Using the data below, output the first line and every line after it up to and including the line containing "the right: 50.8*1.8", exactly as written and with nothing added.

Data segment =
§ §

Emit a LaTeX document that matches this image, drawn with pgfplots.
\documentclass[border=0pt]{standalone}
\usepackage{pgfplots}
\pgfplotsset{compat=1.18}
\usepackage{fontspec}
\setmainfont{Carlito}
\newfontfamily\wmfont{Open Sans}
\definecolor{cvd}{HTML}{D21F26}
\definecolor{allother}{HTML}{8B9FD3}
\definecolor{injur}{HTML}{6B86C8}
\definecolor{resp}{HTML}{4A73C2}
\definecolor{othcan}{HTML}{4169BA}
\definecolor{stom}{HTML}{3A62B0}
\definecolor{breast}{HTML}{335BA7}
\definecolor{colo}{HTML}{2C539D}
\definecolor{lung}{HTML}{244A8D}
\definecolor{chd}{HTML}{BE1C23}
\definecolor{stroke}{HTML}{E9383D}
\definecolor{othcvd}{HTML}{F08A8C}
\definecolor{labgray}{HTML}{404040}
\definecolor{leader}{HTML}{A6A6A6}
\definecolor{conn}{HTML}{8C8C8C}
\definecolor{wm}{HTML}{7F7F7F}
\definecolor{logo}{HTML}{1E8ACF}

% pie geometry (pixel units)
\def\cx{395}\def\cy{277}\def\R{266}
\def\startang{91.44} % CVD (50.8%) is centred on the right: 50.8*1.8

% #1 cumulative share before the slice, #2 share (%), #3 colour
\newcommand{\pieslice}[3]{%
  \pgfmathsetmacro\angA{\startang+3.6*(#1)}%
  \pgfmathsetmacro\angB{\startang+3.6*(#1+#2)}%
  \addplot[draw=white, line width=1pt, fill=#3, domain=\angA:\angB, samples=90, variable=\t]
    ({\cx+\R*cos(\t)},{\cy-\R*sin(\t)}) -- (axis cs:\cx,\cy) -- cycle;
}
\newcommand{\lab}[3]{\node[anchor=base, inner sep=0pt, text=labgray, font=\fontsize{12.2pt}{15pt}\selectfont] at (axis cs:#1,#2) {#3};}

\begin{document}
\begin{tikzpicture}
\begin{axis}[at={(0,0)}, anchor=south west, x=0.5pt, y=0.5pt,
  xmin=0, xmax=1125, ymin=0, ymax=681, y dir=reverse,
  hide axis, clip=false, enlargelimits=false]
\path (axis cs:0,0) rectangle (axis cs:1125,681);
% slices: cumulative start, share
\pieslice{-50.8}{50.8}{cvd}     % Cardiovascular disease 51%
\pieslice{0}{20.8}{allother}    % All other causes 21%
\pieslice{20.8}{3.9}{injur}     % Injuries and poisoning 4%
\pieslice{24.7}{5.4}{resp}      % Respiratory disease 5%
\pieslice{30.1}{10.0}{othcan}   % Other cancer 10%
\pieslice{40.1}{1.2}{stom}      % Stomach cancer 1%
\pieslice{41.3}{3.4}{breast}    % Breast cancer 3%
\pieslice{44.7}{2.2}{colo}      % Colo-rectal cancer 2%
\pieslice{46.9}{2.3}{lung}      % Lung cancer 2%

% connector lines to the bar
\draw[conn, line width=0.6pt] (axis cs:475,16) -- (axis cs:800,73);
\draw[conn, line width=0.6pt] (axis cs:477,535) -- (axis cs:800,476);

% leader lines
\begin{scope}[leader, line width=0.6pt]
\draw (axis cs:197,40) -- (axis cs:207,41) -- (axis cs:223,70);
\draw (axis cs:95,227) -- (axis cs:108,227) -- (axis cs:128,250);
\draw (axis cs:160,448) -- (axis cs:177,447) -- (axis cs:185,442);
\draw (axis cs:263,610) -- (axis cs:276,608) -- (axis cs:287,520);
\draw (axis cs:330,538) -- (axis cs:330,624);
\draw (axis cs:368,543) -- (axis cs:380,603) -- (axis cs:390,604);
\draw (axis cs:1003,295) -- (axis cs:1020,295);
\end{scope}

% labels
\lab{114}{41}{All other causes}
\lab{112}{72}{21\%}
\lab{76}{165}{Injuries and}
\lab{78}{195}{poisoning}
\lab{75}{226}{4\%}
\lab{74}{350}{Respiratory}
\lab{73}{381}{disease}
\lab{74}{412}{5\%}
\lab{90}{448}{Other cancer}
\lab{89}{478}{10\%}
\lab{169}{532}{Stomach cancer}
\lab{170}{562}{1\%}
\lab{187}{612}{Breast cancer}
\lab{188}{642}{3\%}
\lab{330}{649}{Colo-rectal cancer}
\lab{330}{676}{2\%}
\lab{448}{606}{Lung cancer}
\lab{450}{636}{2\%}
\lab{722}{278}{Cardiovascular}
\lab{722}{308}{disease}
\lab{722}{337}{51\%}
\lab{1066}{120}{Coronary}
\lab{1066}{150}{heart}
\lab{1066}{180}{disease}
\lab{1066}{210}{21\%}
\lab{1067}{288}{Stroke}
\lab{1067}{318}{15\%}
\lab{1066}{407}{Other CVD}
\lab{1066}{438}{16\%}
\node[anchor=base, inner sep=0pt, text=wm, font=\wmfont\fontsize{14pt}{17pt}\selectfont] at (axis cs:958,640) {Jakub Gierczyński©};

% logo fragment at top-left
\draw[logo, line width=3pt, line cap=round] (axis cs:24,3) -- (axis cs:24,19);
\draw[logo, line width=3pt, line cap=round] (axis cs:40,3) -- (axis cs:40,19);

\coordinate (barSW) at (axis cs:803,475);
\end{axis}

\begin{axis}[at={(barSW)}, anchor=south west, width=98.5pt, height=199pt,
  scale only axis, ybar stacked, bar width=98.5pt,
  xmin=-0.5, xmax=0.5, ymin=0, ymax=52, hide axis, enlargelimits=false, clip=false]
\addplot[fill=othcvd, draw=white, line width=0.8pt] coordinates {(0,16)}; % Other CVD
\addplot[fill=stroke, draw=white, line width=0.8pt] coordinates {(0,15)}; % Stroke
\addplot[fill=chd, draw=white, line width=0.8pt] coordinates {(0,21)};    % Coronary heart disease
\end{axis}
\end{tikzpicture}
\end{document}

§ §

Result =
Emit a LaTeX document that matches this image, drawn with pgfplots.
\documentclass[border=0pt]{standalone}
\usepackage{pgfplots}
\pgfplotsset{compat=1.18}
\usepackage{fontspec}
\setmainfont{Carlito}
\newfontfamily\wmfont{Open Sans}
\definecolor{cvd}{HTML}{D21F26}
\definecolor{allother}{HTML}{8B9FD3}
\definecolor{injur}{HTML}{6B86C8}
\definecolor{resp}{HTML}{4A73C2}
\definecolor{othcan}{HTML}{4169BA}
\definecolor{stom}{HTML}{3A62B0}
\definecolor{breast}{HTML}{335BA7}
\definecolor{colo}{HTML}{2C539D}
\definecolor{lung}{HTML}{244A8D}
\definecolor{chd}{HTML}{BE1C23}
\definecolor{stroke}{HTML}{E9383D}
\definecolor{othcvd}{HTML}{F08A8C}
\definecolor{labgray}{HTML}{404040}
\definecolor{leader}{HTML}{A6A6A6}
\definecolor{conn}{HTML}{8C8C8C}
\definecolor{wm}{HTML}{7F7F7F}
\definecolor{logo}{HTML}{1E8ACF}

% pie geometry (pixel units)
\def\cx{395}\def\cy{277}\def\R{266}
\def\startang{91.44} % CVD (50.8%) is centred on the right: 50.8*1.8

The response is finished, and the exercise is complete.